- WHAT TO PRODUCE -
Your task is to retype the lines from the opening of the material through the line that includes "from bokeh.core.properties import value". Do not copy the pictures.

- DATASET CONTENT -
┌──

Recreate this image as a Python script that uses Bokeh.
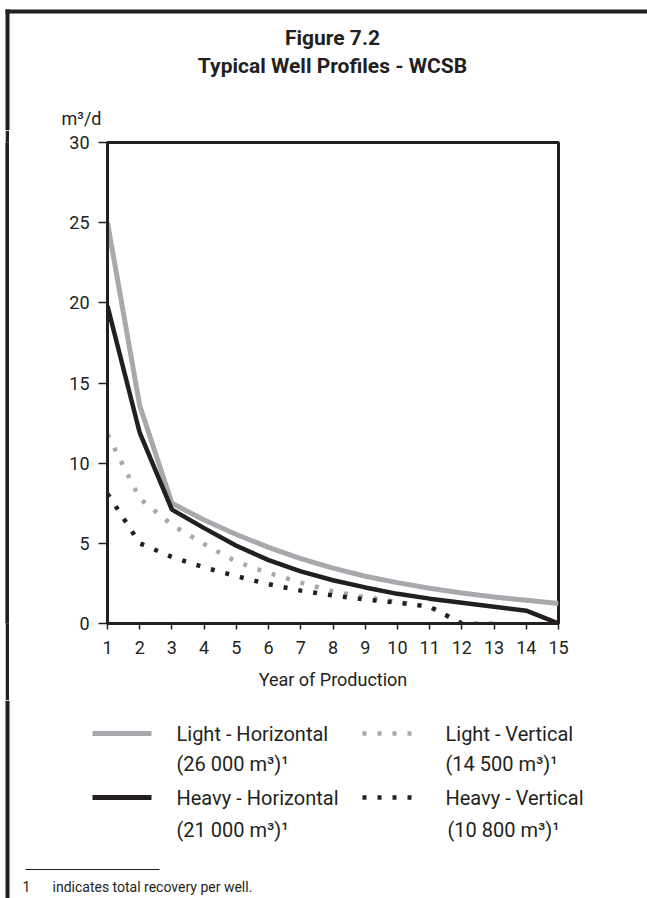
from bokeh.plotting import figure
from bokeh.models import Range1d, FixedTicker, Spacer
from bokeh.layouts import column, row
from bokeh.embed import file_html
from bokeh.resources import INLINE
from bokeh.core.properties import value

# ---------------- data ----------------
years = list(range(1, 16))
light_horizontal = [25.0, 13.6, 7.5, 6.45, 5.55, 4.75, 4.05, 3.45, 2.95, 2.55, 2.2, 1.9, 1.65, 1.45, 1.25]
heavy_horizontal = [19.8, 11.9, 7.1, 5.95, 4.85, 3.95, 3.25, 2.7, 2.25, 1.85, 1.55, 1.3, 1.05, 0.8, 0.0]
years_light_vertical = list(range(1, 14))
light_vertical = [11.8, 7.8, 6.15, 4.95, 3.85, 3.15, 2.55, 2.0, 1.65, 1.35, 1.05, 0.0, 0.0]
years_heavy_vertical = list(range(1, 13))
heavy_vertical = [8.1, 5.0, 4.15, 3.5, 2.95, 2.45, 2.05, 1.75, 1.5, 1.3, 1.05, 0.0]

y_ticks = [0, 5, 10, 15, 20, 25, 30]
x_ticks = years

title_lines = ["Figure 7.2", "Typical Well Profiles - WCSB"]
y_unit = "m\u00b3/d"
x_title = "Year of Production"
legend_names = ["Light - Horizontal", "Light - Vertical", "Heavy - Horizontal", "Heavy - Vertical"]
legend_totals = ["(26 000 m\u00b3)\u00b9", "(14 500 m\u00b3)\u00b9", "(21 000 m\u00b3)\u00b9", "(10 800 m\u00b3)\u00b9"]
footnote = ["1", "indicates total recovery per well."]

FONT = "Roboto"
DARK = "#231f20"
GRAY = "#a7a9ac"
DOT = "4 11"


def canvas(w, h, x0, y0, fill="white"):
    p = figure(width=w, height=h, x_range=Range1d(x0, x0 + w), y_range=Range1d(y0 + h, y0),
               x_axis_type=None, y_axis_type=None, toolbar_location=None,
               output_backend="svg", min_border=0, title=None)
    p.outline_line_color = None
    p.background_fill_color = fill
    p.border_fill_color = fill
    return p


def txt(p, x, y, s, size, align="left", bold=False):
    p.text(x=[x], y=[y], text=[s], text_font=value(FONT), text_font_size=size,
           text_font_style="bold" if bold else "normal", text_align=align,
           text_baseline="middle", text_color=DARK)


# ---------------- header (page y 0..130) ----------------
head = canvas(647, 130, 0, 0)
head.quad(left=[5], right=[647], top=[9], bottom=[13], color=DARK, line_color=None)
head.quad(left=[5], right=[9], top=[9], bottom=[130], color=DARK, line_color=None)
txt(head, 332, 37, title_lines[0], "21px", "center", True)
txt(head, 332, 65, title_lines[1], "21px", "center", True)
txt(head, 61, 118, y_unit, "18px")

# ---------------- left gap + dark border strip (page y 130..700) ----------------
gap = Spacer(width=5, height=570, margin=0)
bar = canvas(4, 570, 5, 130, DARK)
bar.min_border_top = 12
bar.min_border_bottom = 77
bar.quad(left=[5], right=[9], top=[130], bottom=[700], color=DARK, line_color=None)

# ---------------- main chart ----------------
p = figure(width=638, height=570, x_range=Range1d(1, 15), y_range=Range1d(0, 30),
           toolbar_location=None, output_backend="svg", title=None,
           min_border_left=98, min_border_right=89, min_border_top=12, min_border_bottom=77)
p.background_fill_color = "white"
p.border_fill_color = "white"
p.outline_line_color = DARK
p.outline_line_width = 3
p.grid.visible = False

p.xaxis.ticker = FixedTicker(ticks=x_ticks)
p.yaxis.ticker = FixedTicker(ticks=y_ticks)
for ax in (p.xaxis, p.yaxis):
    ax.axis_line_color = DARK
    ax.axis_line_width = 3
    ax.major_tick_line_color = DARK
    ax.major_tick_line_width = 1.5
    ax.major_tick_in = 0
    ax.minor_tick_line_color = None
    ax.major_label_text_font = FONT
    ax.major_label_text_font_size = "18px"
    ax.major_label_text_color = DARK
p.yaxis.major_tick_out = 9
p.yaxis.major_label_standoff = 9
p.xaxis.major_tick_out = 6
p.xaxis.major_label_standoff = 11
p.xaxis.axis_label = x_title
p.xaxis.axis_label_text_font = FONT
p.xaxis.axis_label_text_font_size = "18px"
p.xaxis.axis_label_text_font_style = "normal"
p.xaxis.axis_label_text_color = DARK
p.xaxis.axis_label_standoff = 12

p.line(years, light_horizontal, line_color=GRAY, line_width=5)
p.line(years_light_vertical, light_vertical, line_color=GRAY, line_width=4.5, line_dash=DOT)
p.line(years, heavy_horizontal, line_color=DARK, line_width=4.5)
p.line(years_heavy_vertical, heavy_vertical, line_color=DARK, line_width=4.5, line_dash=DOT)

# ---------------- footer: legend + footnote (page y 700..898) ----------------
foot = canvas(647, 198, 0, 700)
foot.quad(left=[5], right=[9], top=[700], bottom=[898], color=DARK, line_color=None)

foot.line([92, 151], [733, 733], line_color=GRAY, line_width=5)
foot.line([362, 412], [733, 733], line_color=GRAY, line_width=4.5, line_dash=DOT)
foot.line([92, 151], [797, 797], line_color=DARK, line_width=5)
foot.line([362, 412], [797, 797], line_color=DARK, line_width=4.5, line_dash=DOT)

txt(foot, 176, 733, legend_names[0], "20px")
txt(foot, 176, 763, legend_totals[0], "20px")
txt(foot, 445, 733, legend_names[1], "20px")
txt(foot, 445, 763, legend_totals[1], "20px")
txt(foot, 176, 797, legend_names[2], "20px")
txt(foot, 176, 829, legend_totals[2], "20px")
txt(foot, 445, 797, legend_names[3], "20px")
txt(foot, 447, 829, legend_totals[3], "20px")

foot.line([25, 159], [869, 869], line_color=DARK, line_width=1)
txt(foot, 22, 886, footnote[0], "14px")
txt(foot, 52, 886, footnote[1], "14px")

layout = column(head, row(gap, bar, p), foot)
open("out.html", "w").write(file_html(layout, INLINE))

└──

- EXERCISE OUTPUT -
Recreate this image as a Python script that uses Bokeh.
from bokeh.plotting import figure
from bokeh.models import Range1d, FixedTicker, Spacer
from bokeh.layouts import column, row
from bokeh.embed import file_html
from bokeh.resources import INLINE
from bokeh.core.properties import value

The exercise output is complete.